Because celibacy is a unique and powerful way of living spiritual fatherhood, our responsibility today is not to turn our backs on this gift, but to revitalize it, help priests and seminarians (and all Catholics) appreciate its extraordinary beauty and significance, and prepare young men in formation to live celibacy with maturity and joy.
Abolishing or limiting the gift of celibacy or making it optional, while theoretically possible, would forfeit one of the great gifts to the Church and render more challenging the fullest realization of priestly paternity.
Taken seriously, celibate priestly fatherhood is a path to genuine clerical renewal and reform today, ensuring that the priesthood ever more clearly radiates the humble, joyful vocation of service exemplified in the life of Jesus the High Priest.

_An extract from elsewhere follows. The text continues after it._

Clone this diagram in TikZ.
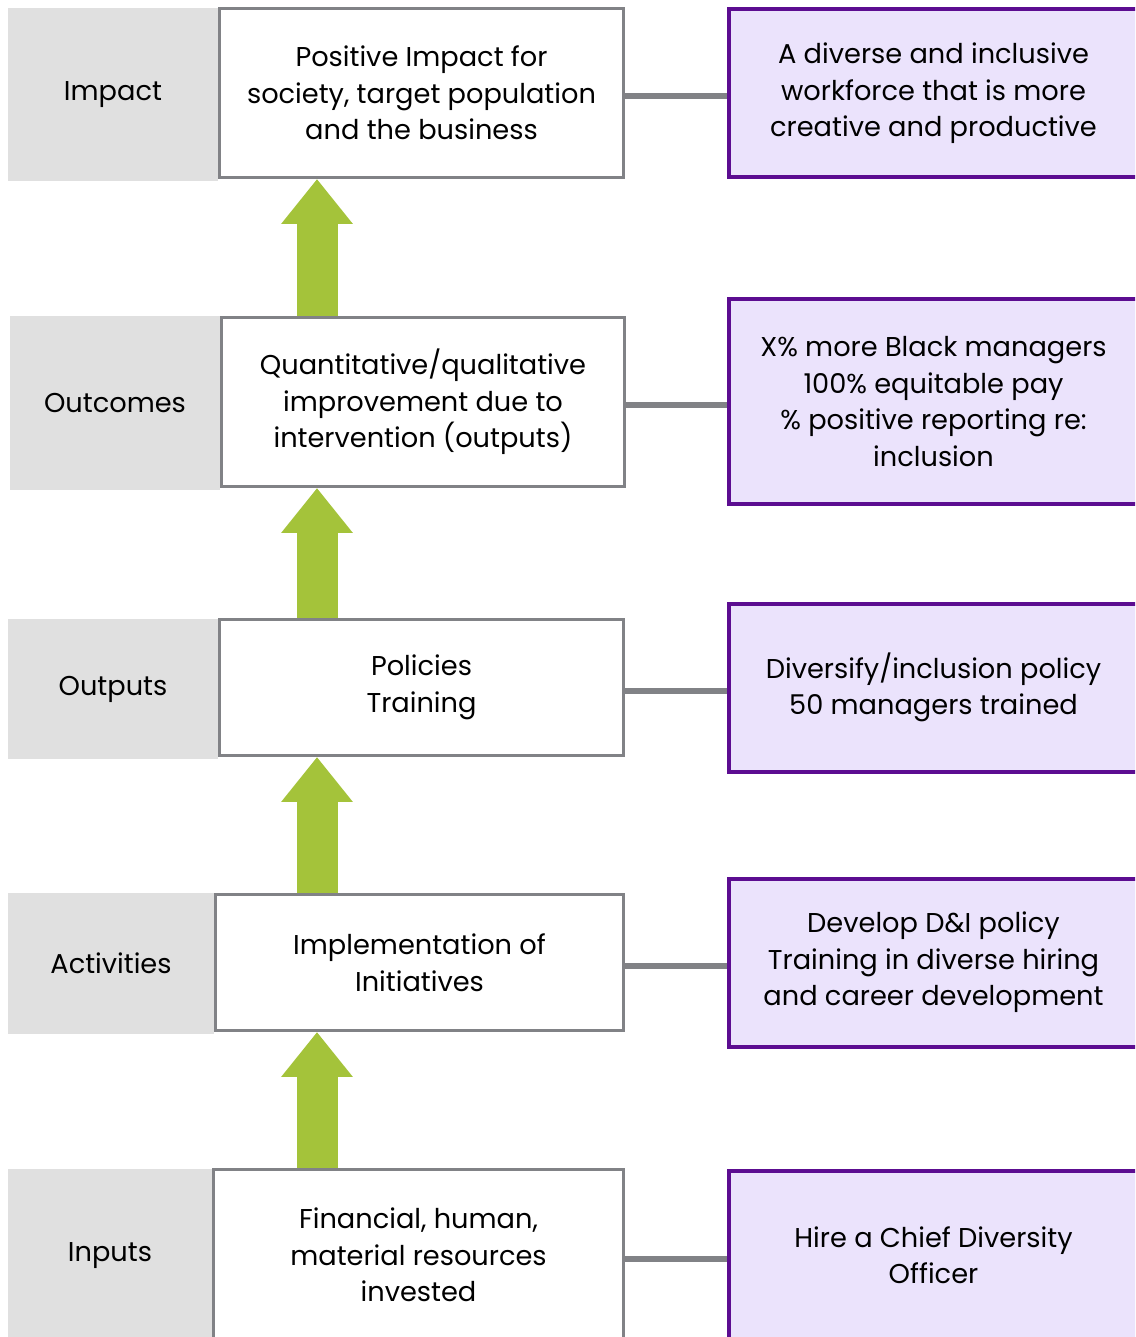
\documentclass[tikz,border=0pt]{standalone}
\usepackage{fontspec}
\setmainfont{Poppins}
\usetikzlibrary{arrows.meta}
\definecolor{labelgrey}{HTML}{E0E0E0}
\definecolor{boxgrey}{HTML}{818286}
\definecolor{arrowgreen}{HTML}{A4C33A}
\definecolor{examplefill}{HTML}{EBE3FC}
\definecolor{exampleline}{HTML}{5C0D91}
\newcommand{\px}{0.02cm}
\tikzset{
  every node/.style={font=\fontsize{15.5}{20.8}\selectfont, align=center, inner sep=0pt},
  stagelabel/.style={fill=labelgrey},
  stagebox/.style={draw=boxgrey, fill=white, line width=3*\px},
  examplebox/.style={draw=exampleline, fill=examplefill, line width=4*\px},
  connector/.style={draw=boxgrey, line width=6*\px},
  uparrow/.style={draw=arrowgreen, line width=41*\px, -{Triangle[width=39pt, length=25.5pt]}}
}

\begin{document}
\begin{tikzpicture}[x=\px, y=-\px]
			\useasboundingbox (0,0) rectangle (1135,1337);
			\clip (0,0) rectangle (1135,1337);
			\coordinate (axis) at (317,0);
			% stage names
			\node[stagelabel, minimum width=210*\px, minimum height=173*\px] (implab) at (113,94.5) {Impact};
			\node[stagelabel, minimum width=210*\px, minimum height=174*\px] (outclab) at (115,403) {Outcomes};
			\node[stagelabel, minimum width=210*\px, minimum height=140*\px] (outplab) at (113,689) {Outputs};
			\node[stagelabel, minimum width=206*\px, minimum height=141*\px] (actlab) at (111,963.5) {Activities};
			\node[stagelabel, minimum width=204*\px, minimum height=174*\px] (inlab) at (110,1256) {Inputs};
			% stage boxes
			\node[stagebox, minimum width=404*\px, minimum height=169*\px] (impbox) at (421.5,93) {Positive Impact for\\society, target population\\and the business};
			\node[stagebox, minimum width=403*\px, minimum height=169*\px] (outcbox) at (423,402) {Quantitative/qualitative\\improvement due to\\intervention (outputs)};
			\node[stagebox, minimum width=404*\px, minimum height=136*\px] (outpbox) at (421.5,687.5) {Policies\\Training};
			\node[stagebox, minimum width=408*\px, minimum height=136*\px] (actbox) at (419.5,962.5) {Implementation of\\Initiatives};
			\node[stagebox, minimum width=410*\px, minimum height=171*\px] (inbox) at (418.5,1255) {Financial, human,\\material resources\\invested};
			% examples
			\node[examplebox, minimum width=410*\px, minimum height=168*\px] (impex) at (933.5,93.5) {A diverse and inclusive\\workforce that is more\\creative and productive};
			\node[examplebox, minimum width=410*\px, minimum height=204*\px] (outcex) at (933.5,401.5) {X\% more Black managers\\100\% equitable pay\\\% positive reporting re:\\inclusion};
			\node[examplebox, minimum width=410*\px, minimum height=168*\px] (outpex) at (933.5,687.5) {Diversify/inclusion policy\\50 managers trained};
			\node[examplebox, minimum width=410*\px, minimum height=168*\px] (actex) at (933.5,962.5) {Develop D\&I policy\\Training in diverse hiring\\and career development};
			\node[examplebox, minimum width=410*\px, minimum height=169*\px] (inex) at (933.5,1255) {Hire a Chief Diversity\\Officer};
			% links to examples
			\foreach \s in {imp,outc,outp,act,in}
				\draw[connector] ([yshift=-3.5*\px]\s box.east) -- ([yshift=-3.5*\px]\s box.east -| \s ex.west);
			% green arrows
			\draw[uparrow] (outcbox.north -| axis) -- (impbox.south -| axis);
			\draw[uparrow] (outpbox.north -| axis) -- (outcbox.south -| axis);
			\draw[uparrow] (actbox.north -| axis) -- (outpbox.south -| axis);
			\draw[uparrow] (inbox.north -| axis) -- (actbox.south -| axis);
		\end{tikzpicture}
\end{document}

When celibacy is understood to enhance the priest’s very identity as a spiritual father, as coloring every fiber of his being and his priestly ministry, then it becomes a rich source of human satisfaction, personal joy, and priestly fruitfulness. Celibacy is no longer viewed as a burden to carry but as a gift to treasure and protect. It is the bearer of tremendous spiritual and human gifts to the Church and to the world at large, which would be lost or diminished should the practice of celibacy be weakened.
Perhaps the greatest champions of celibacy are two individuals who themselves modeled virginal parenthood in their generative love of Jesus the High Priest: St. Joseph and the Blessed Mother.
In many respects the celibate, supernatural fatherhood of priests finds a model in the paternity of St. Joseph. The Holy Patriarch uniquely reflected the paternity of God as the guardian of God’s Son.
Mary, the archetype of the Church, represents the Bride through whom the priest generates new children. Like a new mother who helps draw a man out of himself toward his new paternal responsibilities, Mary can help the celibate priest discover his own fatherhood.